From 2016 to 2017, the number of investment deals won by French tech companies grew by almost 45 percent, tech research and data platform CB Insights reveals, with Paris-based tech companies securing a record 347 deals in 2017.
In spite of all the hype, France still has a number of loopholes to jump through, says Sam. Although the government has tried to reduce taxation and make finance more readily available for startups through its public investment bank, bpifrance, Sam adds that the high costs associated with running a small business are still a notable challenge for young companies.
'Trendy' and impactful entrepreneurship
“In France, things have completely changed in the past five to seven years,” Quentin Sannié, cofounder and CEO of sound engineering and amplifiers company Devialet, told Startup Guide. “Now, being an entrepreneur is very trendy. It’s considered positive. It’s considered helpful for the society, for the nation.”

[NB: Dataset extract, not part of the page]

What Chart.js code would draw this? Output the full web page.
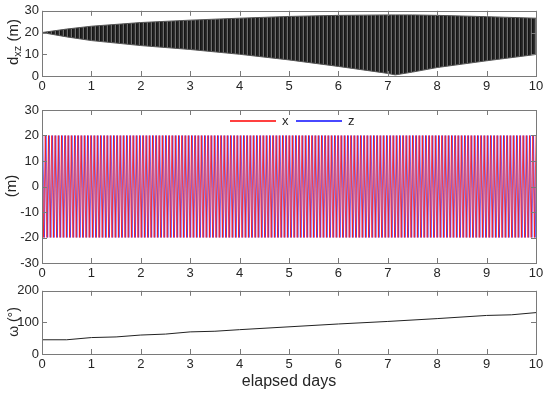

According to Quentin, the French tech movement has not only brought French industries into the 21st century but has also overturned traditional attitudes towards entrepreneurship.
Ahead of Paris’s VivaTech conference last year, Macron hosted the Tech for Good Summit at Palais de l’Elysée in the heart of the capital, gathering together 60 global tech leaders. These invitees included Mark Zuckerberg and Satya Nadella, the CEO of Microsoft, to discuss how tech can be leveraged to improve education, labor, and diversity.
Many startups in Paris are also using tech to pursue their own impact agendas. The French capital is home to startups such as the urban farm Agricool, which uses a vertical farming system based in the city to sell strawberries direct to consumers. There’s also Yuka, an app that helps consumers evaluate the nutritional value of food products.
What foreign founders should watch out for
“We were given a relocation package on a silver platter,” Lucas Lovell, cofounder of Hopstay, a smart city and tourism company that helps local governments optimize citizen support, told Startup Guide. Lucas moved with his company from Australia to Paris on the sails of the French Tech Ticket in 2017.
Among the 70 startups worldwide selected to join the program, Hopstay received a €45,000 grant from bpifrance to cover personal and business costs, four-year residence permits for their entire founding team and a spot in the Welcome City Lab tourism tech incubator.
Despite the initial welcome, Lucas says that his company felt like an alien presence in the startup scene. “When we first arrived two years ago, we were the only English-speaking company in our incubator. We definitely felt like foreigners,” he explains. “This presented a few challenges which caused us to adjust our sales approach and ramp up our French language skills.”
Paris is developing a reputation as a hub for innovative businesses; it's shaking off its image as old-fashioned.
In 2017, only 11 percent of startups in Paris had founders from outside the country, compared to 46 percent in Silicon Valley and 42 percent in London, according to the Global Startup Ecosystem Report. The same report reveals that only 10 percent of founders in Paris are women.
While Lucas says that the startup scene has become more international since he first arrived, Sam says that the mindset of the business environment “remains stubbornly French.”
“Traditionally, France has had a hierarchical attitude towards business; one that favors perfection,” Sam explains. “You can see that launching a flat-layered business, built around ideas of beta-testing and constant improvement, has been very hard for the French old-guard to grasp.”
Even though the term startup usually indicates flexible working and minimal hierarchy, the Paris ecosystem is still adapting to this new wave of activity, he adds. Moreover, while the government has undoubtedly implemented measures to attract foreign talent and diversify its ecosystem, Lucas and Sam agree that there’s room for improvement.
“For me, the most successful startup hubs are founded on cultural diversity and an international workforce,” says Lucas. “I think Paris is on the right track, but it’s still got a way to go.”